## Data shown
____

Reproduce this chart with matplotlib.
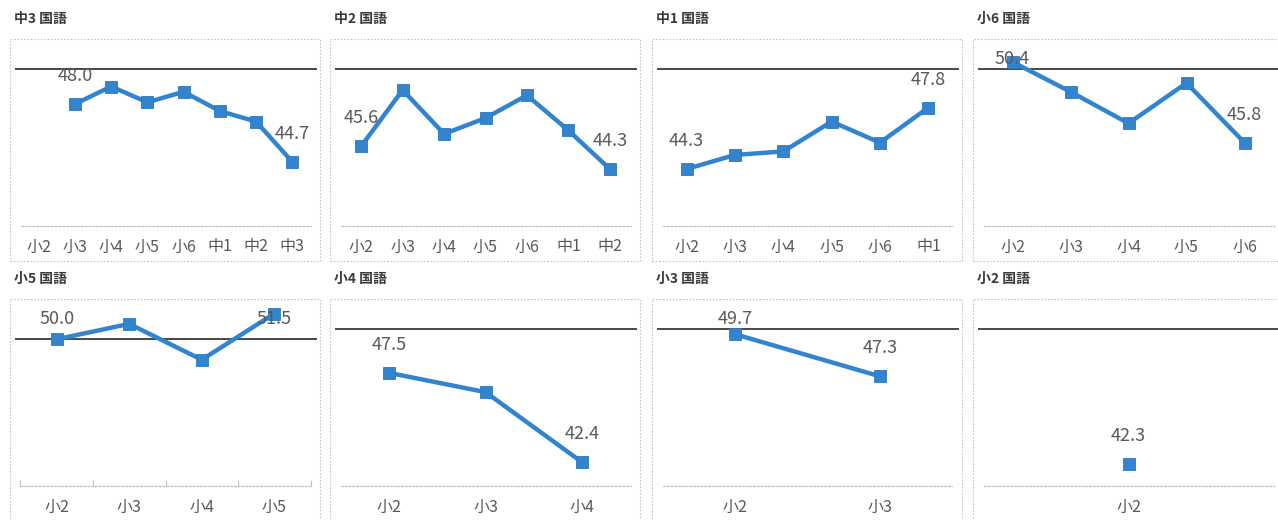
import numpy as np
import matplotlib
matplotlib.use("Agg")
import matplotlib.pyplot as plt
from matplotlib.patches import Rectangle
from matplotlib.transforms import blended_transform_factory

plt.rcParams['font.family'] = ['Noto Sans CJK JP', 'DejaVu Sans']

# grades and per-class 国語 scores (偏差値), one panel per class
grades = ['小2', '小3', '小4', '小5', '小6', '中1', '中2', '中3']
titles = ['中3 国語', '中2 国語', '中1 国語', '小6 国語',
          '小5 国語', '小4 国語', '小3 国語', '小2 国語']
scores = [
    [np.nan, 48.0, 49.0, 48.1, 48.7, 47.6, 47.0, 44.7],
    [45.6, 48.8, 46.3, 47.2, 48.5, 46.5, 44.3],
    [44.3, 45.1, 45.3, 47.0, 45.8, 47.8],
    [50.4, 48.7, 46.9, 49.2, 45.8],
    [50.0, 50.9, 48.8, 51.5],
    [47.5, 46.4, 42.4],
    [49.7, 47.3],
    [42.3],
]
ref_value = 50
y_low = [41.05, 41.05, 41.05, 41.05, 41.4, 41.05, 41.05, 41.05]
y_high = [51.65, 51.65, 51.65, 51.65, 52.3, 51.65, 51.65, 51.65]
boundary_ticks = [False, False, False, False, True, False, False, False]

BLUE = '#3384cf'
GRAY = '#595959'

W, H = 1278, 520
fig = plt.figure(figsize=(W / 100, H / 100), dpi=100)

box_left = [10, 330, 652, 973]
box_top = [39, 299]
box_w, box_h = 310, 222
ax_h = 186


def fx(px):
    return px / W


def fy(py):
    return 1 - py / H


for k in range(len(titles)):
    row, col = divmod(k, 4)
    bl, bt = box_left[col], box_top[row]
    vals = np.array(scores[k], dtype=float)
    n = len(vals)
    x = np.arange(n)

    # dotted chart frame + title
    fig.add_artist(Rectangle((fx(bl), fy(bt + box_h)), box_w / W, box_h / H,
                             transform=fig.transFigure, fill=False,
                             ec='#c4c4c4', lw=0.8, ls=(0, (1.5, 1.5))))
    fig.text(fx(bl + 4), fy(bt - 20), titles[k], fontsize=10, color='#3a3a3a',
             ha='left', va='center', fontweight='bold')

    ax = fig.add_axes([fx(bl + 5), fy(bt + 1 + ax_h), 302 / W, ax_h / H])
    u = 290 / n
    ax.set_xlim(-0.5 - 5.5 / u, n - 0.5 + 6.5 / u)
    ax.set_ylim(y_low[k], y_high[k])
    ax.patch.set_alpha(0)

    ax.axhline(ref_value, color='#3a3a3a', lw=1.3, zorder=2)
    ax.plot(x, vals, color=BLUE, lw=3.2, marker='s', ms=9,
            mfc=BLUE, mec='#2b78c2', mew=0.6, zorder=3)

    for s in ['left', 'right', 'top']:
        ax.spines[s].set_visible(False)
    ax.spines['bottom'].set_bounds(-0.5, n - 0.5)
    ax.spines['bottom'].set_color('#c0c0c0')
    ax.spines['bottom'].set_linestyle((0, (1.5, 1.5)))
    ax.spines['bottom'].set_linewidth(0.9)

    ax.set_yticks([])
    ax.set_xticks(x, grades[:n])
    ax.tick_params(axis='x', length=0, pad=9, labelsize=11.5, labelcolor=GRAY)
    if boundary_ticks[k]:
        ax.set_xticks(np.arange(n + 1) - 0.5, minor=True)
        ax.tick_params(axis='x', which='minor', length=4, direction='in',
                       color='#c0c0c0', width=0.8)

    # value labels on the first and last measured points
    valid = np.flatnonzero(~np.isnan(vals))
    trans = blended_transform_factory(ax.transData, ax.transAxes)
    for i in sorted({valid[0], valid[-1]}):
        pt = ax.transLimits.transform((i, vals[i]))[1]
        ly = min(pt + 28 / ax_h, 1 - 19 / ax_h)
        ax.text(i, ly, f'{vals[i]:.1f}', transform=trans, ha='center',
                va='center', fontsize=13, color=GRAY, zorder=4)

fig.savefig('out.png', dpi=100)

____

Repeat the listing above from its first line through the line that contains "plt.rcParams['font.family'] = ['Noto", both included, and nothing more. Drop the pictures.

Reproduce this chart with matplotlib.
import numpy as np
import matplotlib
matplotlib.use("Agg")
import matplotlib.pyplot as plt
from matplotlib.patches import Rectangle
from matplotlib.transforms import blended_transform_factory

plt.rcParams['font.family'] = ['Noto Sans CJK JP', 'DejaVu Sans']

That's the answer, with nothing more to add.